Mangiamo pane e formaggio e beviamo tè, Natalya parla inglese, è stata professoressa. È molto gentile nei modi e bacia spesso Lev sulla fronte. La guardo passeggiare in giardino, ammirare i suoi fiori, il verde… sembra avere un’incredibile pace interiore, quella dei vecchi che hanno vissuto a pieno e ora si ritirano in campagna a meditare. Mangia delle caramelle morbide alla frutta, Lev non le vuole perché troppo “chimiche”, io le adoro! Erano le mie preferite da bambina!

 

Gironzolando

Lev mi porta a fare un giro nei dintorni e quando rientriamo Natalya ha cucinato delle patate novelle. La cucina nella dacia è separata dalla casetta dove si dorme e per lo più si sta fuori all’aria aperta. La casa infatti è pensata come dimora estiva, non ci sono riscaldamenti e l’acqua scorre da un tubo di gomma vicino alla cucina, un piccolo torrente la separa dalla dacia dei vicini.

Ci sediamo su una piccola panca, Natalya mi dà una giacca, poi delle scarpe: non bisogna raffreddarsi e la temperatura scende molto di notte. Mi dice che quando i suoi genitori erano in vita amava sedersi con loro e ammirare il verde. Parla lentamente, scandisce le parole. Ci mettiamo a guardare il cielo e ad aspettare che spuntino le stelle… Natalya vede la prima, ma il cielo è nuvoloso e non ce ne fa scoprire molte. Andiamo a letto, l’indomani la sveglia è alle 5 e si riparte per Mosca. 

Rientro a Mosca

Il traffico per entrare a Mosca c’è anche il sabato mattina. In autostrada schiviamo una donna ubriaca o drogata che vaga a piedi tra le corsie… impressionante! Nessuno si scompone, nessuno fa niente. Io chiedo se dobbiamo chiamare la polizia ma Lev dice che in questi casi bisogna andar via il prima possibile e che nessuno chiama la polizia in quelle situazioni.

Arrivati a Reutov, Natalya mi dice che alle 8 andremo in alcuni negozi per comprare il necessario per il mio viaggio in treno. Nei viaggi di lunga percorrenza i russi si portano moltissime cose da mangiare, ma io le dico che non voglio molto, solo un po’ di frutta, perché mi piace viaggiare leggera.

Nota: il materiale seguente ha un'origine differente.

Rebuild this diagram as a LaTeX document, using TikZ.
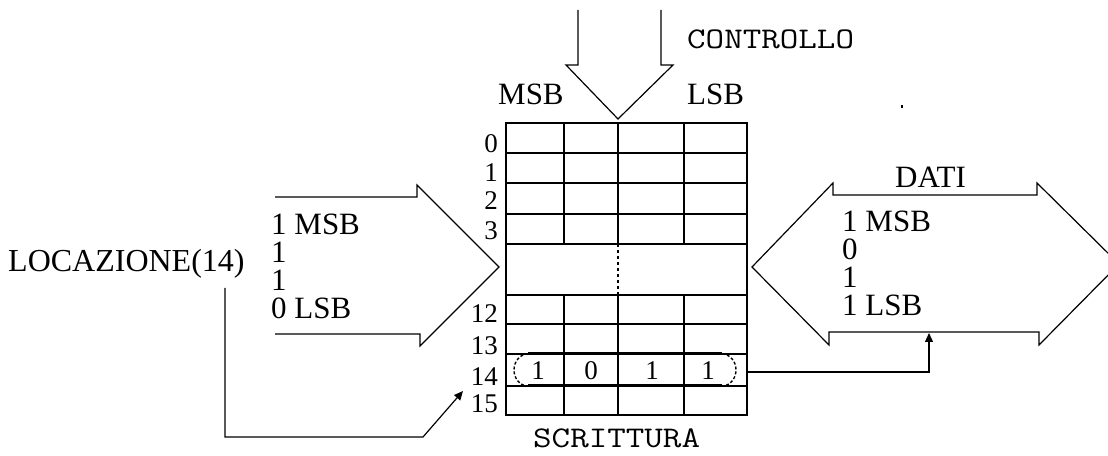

Ancora poche ore e saluterò Mosca per prendere un altro treno, direzione Siberia.

Dopo gli ultimi giri nella città con Lev, guardiamo un film storico che si intitola “Mosca non crede alle lacrime”. Lev ci tiene molto, ne ha trovato una versione in italiano, mi dice che non posso partire da Mosca senza vederlo!

Il film è del ’69 ed è stato l’unico a vincere l’Oscar durante la Russia sovietica. Dura due ore e mezza ed è un film molto lento, sullo sfondo una Mosca che cambia e che cresce. La produttività e il lavoro sono il perno del racconto in cui si snoda la vita di una donna che si fa strada nella Russia comunista.

Rimasta incinta di un uomo che non la vuole, piange da sola la notte nel suo letto, ma alla fine trova l’amore vero. Ci sono anche altri personaggi: l’amica alla ricerca di un uomo ricco da sposare che finalmente lo trova, poi lui diventa alcolizzato anche se verso la fine del film smette di bere; un’altra amica che sposa con uno di provincia con cui fa tre figli…

Qualunque cosa succeda, si ritrovano tutti alla dacia, mangiano, bevono, piangono, sono tristi, sono felici… ma si vogliono bene. Con questo film saluto Mosca, Lev mi accompagna alla stazione e riparto, un pochino più cosciente di cosa significhi per i russi appartenere a questa nazione.